I think the main confusion is that there simply isn't a "v2" push
protocol. It has not yet been written.

There was discussion when v2 was being worked on there that might be a
single "git serve" endpoint that would handle both fetch and push. But
in practice the backwards-compatibility technique we use requires asking
for the usual "upload-pack" or "receive-pack". And hence there isn't
really a single protocol, but still a fetch protocol which can be v0 or
v2, and a push protocol which is always v0.
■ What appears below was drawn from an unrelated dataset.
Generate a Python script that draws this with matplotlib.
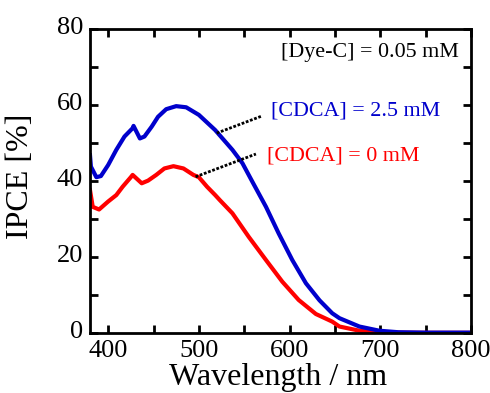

It's possible we'd shift direction there, but IMHO there's value in
having separate per-operation endpoints. There's some more discussion
in this sub-thread:

  https://lore.kernel.org/git/20181213195305.249059-1-jonathantanmy@xxxxxxxxxx/

Now of course a v2 push protocol, if it is ever written, will probably
look a lot like the v2 fetch protocol, and they can probably share a lot
of the implementation. But v0 and v2 are not that different either. In a
hypothetical world where v2 push existed and you could get away with
skipping v0 push entirely, I'd expect that "v2 push and v2 fetch" would
be about the same amount of work as the current "v0 push and v2 fetch".

-Peff

PS I saw some mention of "v1" in this thread; I wasn't sure if this was
   meant to refer to "v0" (a mistake I have made lots of times myself).
   But if not, "v1" is not really of any interest. It was a brief
   experimental phase for the client-upgrade mechanisms, and it behaves
   exactly like v0. No version of Git has ever used it by default.